* **What is being asked**: Transcribe the full listing exactly, and drop every picture.

* **Data**:
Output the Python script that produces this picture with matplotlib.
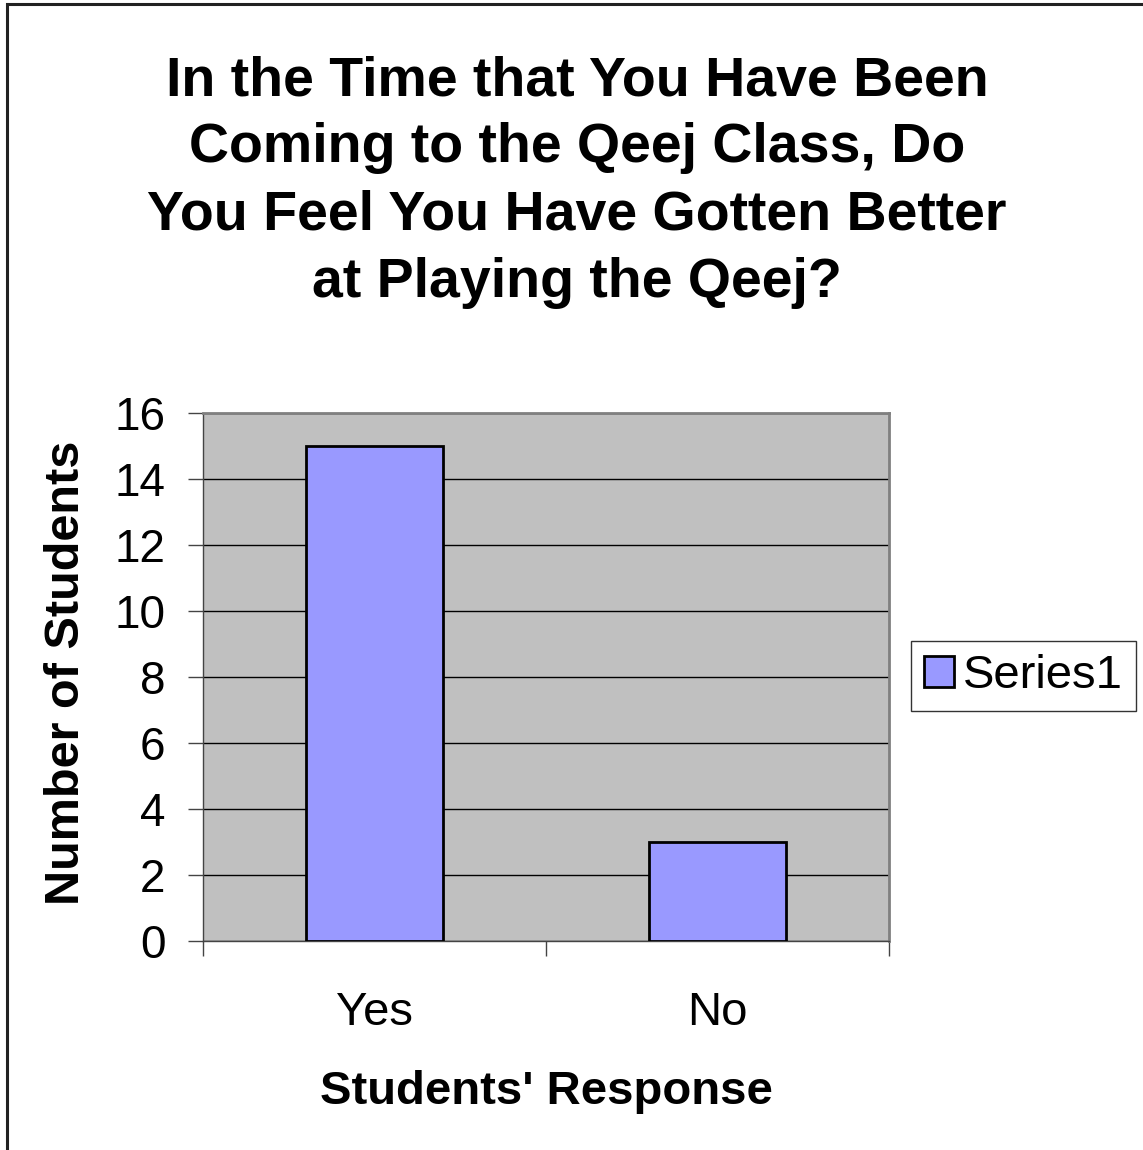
import matplotlib.pyplot as plt
import numpy as np
from matplotlib.patches import Rectangle

plt.rcParams['font.family'] = ['Liberation Sans', 'DejaVu Sans']

# data
categories = ['Yes', 'No']
values = [15, 3]
series_name = 'Series1'
yticks = [0, 2, 4, 6, 8, 10, 12, 14, 16]

fig = plt.figure(figsize=(11.43, 11.5), dpi=100)
W, H = 1143, 1150

# outer chart border (cut off at right and bottom like the original)
fig.patches.append(Rectangle((7 / W, -0.05), 1.2, 1 - 4 / H + 0.05,
                             transform=fig.transFigure, fill=False,
                             edgecolor='#222222', linewidth=2.2))

ax = fig.add_axes([203 / W, 209 / H, 686 / W, 528 / H])
ax.set_facecolor('#C0C0C0')

x = np.arange(len(categories))
ax.bar(x, values, width=0.4, color='#9999FF', edgecolor='black',
       linewidth=2, label=series_name, zorder=3)

ax.set_xlim(-0.5, 1.5)
ax.set_ylim(0, 16)
ax.set_yticks(yticks)
ax.yaxis.grid(True, color='black', linewidth=1, zorder=1)
ax.set_axisbelow(True)

ax.set_xticks(x)
ax.set_xticklabels(categories)
ax.set_xticks([-0.5, 0.5, 1.5], minor=True)
ax.tick_params(axis='x', which='major', length=0, labelsize=34, pad=36)
ax.tick_params(axis='x', which='minor', length=11, width=1, color='#444444')
ax.tick_params(axis='y', length=11, width=1, color='#444444',
               labelsize=33, pad=16)

for s in ['top', 'right']:
    ax.spines[s].set_color('#808080')
    ax.spines[s].set_linewidth(2)
for s in ['left', 'bottom']:
    ax.spines[s].set_color('#444444')
    ax.spines[s].set_linewidth(1)

fig.text(546 / W, 1 - 1092 / H, "Students' Response", ha='center',
         va='center', fontsize=34, fontweight='bold')
fig.text(67 / W, 1 - 673 / H, 'Number of Students', ha='center',
         va='center', rotation=90, fontsize=35, fontweight='bold')

fig.text(0.505, 1 - 182 / H,
         'In the Time that You Have Been\nComing to the Qeej Class, Do\n'
         'You Feel You Have Gotten Better\nat Playing the Qeej?',
         ha='center', va='center', fontsize=40, fontweight='bold',
         linespacing=1.38)

leg = ax.legend(loc='center left', bbox_to_anchor=(911 / W, 1 - 676 / H),
                bbox_transform=fig.transFigure, fontsize=34, frameon=True,
                fancybox=False, edgecolor='black', handlelength=0.62,
                handleheight=0.62, handletextpad=0.2, borderpad=0.28,
                borderaxespad=0)
leg.get_frame().set_linewidth(1)

fig.savefig('out.png', dpi=100)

* **Solution to the problem**:
Output the Python script that produces this picture with matplotlib.
import matplotlib.pyplot as plt
import numpy as np
from matplotlib.patches import Rectangle

plt.rcParams['font.family'] = ['Liberation Sans', 'DejaVu Sans']

# data
categories = ['Yes', 'No']
values = [15, 3]
series_name = 'Series1'
yticks = [0, 2, 4, 6, 8, 10, 12, 14, 16]

fig = plt.figure(figsize=(11.43, 11.5), dpi=100)
W, H = 1143, 1150

# outer chart border (cut off at right and bottom like the original)
fig.patches.append(Rectangle((7 / W, -0.05), 1.2, 1 - 4 / H + 0.05,
                             transform=fig.transFigure, fill=False,
                             edgecolor='#222222', linewidth=2.2))

ax = fig.add_axes([203 / W, 209 / H, 686 / W, 528 / H])
ax.set_facecolor('#C0C0C0')

x = np.arange(len(categories))
ax.bar(x, values, width=0.4, color='#9999FF', edgecolor='black',
       linewidth=2, label=series_name, zorder=3)

ax.set_xlim(-0.5, 1.5)
ax.set_ylim(0, 16)
ax.set_yticks(yticks)
ax.yaxis.grid(True, color='black', linewidth=1, zorder=1)
ax.set_axisbelow(True)

ax.set_xticks(x)
ax.set_xticklabels(categories)
ax.set_xticks([-0.5, 0.5, 1.5], minor=True)
ax.tick_params(axis='x', which='major', length=0, labelsize=34, pad=36)
ax.tick_params(axis='x', which='minor', length=11, width=1, color='#444444')
ax.tick_params(axis='y', length=11, width=1, color='#444444',
               labelsize=33, pad=16)

for s in ['top', 'right']:
    ax.spines[s].set_color('#808080')
    ax.spines[s].set_linewidth(2)
for s in ['left', 'bottom']:
    ax.spines[s].set_color('#444444')
    ax.spines[s].set_linewidth(1)

fig.text(546 / W, 1 - 1092 / H, "Students' Response", ha='center',
         va='center', fontsize=34, fontweight='bold')
fig.text(67 / W, 1 - 673 / H, 'Number of Students', ha='center',
         va='center', rotation=90, fontsize=35, fontweight='bold')

fig.text(0.505, 1 - 182 / H,
         'In the Time that You Have Been\nComing to the Qeej Class, Do\n'
         'You Feel You Have Gotten Better\nat Playing the Qeej?',
         ha='center', va='center', fontsize=40, fontweight='bold',
         linespacing=1.38)

leg = ax.legend(loc='center left', bbox_to_anchor=(911 / W, 1 - 676 / H),
                bbox_transform=fig.transFigure, fontsize=34, frameon=True,
                fancybox=False, edgecolor='black', handlelength=0.62,
                handleheight=0.62, handletextpad=0.2, borderpad=0.28,
                borderaxespad=0)
leg.get_frame().set_linewidth(1)

fig.savefig('out.png', dpi=100)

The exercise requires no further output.